Take time to look at your successes and celebrate what you’ve accomplished. (If you’re doing the 30 days in order: Congratulations. You made it!) Today is a play day – take another day “off duty” and just make music in a way that’s fun for you.
Play or sing through one piece or song without stopping, no matter how many mistakes you might make. If you’re a beginner and you don’t have a whole piece yet, just play through everything you have learnt so far. Focus on connecting the dots to a whole. Keep the flow going.
We’ve looked at beginnings and endings. What happens in between? Try different ways of building up and reducing tension in a phrase. Pick a passage from your repertoire. Where are the peak points? Where does energy build up and where does it dissipate? Play around with that. Look at tempo, dynamics, articulation, phrasing.
How do you join phrases or musical parts together? How do you contrast them? Take a look at a passage that consists of two or more phrases, and pay special attention to the transition. If you’re a singer, that could mean looking at how you hold tension across a breath between two adjoined phrases or prepare in time for the transition into a new musical part.
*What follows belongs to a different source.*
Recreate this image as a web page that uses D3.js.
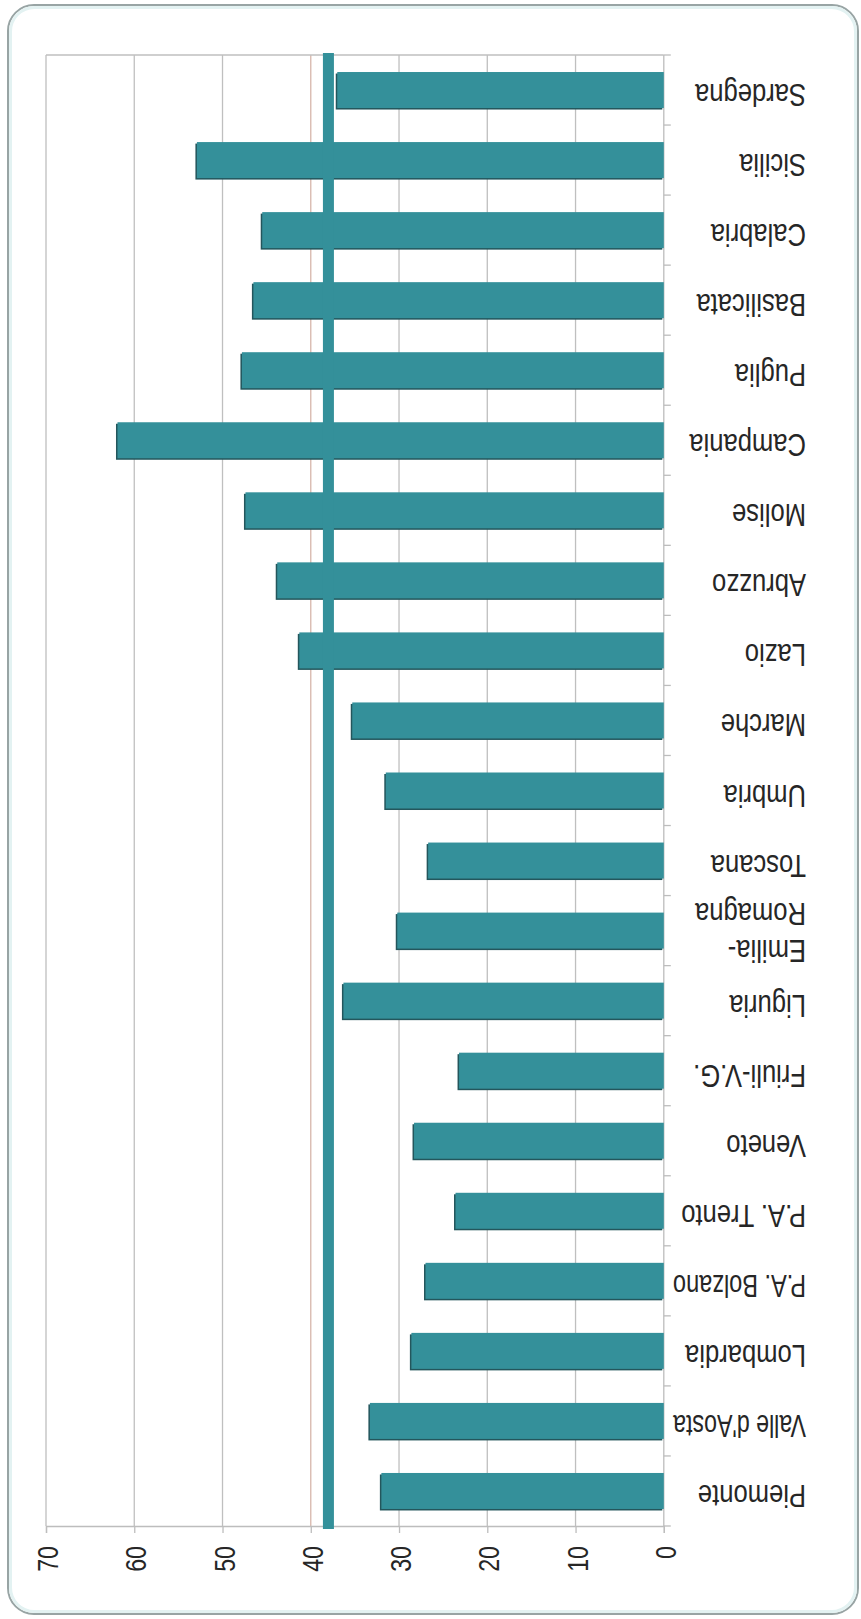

Play something as expressively as you can today. Put in all the emotion you can. Get messy in the process. Let it be raw and immediate. Then take a step back and reflect: Are you so absorbed in your emotion that your musicianship is actually impeded? Does your experience hamper your connection to your audience, or does it give your music life and meaning? Or does your performance usually lack expressivity? What level of emotional intensity is appropriate in your musical practice? Do you connect with your audience on a direct, authentic and intense level of emotion? Or do you interact with listeners on a more abstract and intellectual level? There is no right or wrong answer for that – a Bach concerto is not a Hardcore song! What is your appropriate balance between emotional expression on one hand and musical and technical accuracy on the other hand?
Read up on a piece you’re practicing. Which period is it from? Where does it fall in its creator’s oevre? What’s the genre? In what setting did it used to be performed? Is there anything noteworthy about the genesis or the context of the work?
If it’s your own work, answer those questions for yourself. Write your own concert guide entry.
Pay attention to phrasing and similar subdivisions. Where are sensible subdivisions in a passage? How do they connect, and how are they divided from each other? If you’re a singer or wind player, see if you can try out different places to breathe.
Today, play around with tempo. Play your piece faster than you normally would, or slow it all the way down. How does a passage sound in different tempi?
Take some risks. Your practice is the place to make mistakes, too. Let go of the fear of playing something wrong today. How does your practice go when you allow yourself to make mistakes in your quest for expression?
Rhythmic accuracy is important, but does your music have the right kind of life and flow? Try to get groovy without losing precision. Can you feel the rhythm?